Drone industry officials have complained that FAA's restrictions on testing are forcing U.S. companies to do their testing overseas and giving foreign competitors a leg up.
"We don't test it anymore. We've moved on to more advanced designs that we already are testing abroad," said Paul Misener, Amazon's vice president for global public policy at a hearing of the Senate Commerce, Science and Technology's aviation subcommittee.
Amazon submitted a new request to the FAA last Friday—the day after the previous request was granted—for permission to test fly a more advanced drone, Misener said. "We are hopeful that this permission will be granted quickly," he said.

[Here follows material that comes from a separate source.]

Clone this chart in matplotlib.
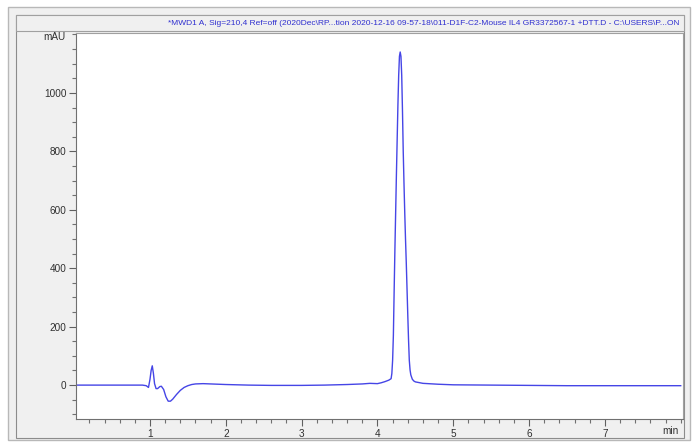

The company is also asking FAA for permission "to rapidly modify our test vehicles without administrative delays associated with every change," Misener said.
By contrast, European regulators are "enthusiastically pursuing" an approach that is "eminently reasonable" and "mindful of the tremendous opportunities for innovation and economic benefits" that drones present, he said.
FAA officials have been cautious about granting permission both to companies who want to test drones for future operations like Amazon and to companies that want to use drones now. Agency officials have said their tight restrictions are necessary to prevent collisions between drones and manned aircraft, especially since drones don't show up on radar and drone operators have limited ability to "see and avoid" other aircraft.
Last year, the FAA began granting permits on a case-by-case basis to companies that want to use drones for aerial photography, to monitor crops and pipelines, and to inspect bridges, cell phone towers, oil platforms and other tall structures, among other uses. But the agency has a backlog of nearly 700 permit applications, and the list is growing.
Under the streamlined rules, the FAA will grant blanket flying permission to applicants whose drones weigh less than 55 pounds and who agree to keep flights under 200 feet, to fly only in the daytime, and to keep away from airports.
The permits FAA has granted thus far also require operators to keep drones within line of sight of operators. That severely limits the distance drones can fly and would prevent the kind of deliveries Amazon envisions.
Amazon wants to use drones weighing less than 50 pounds to deliver small packages to customers within 30 minutes or less. That would entail flying "distances of 10 miles or more, well beyond visual line of sight," Misener said.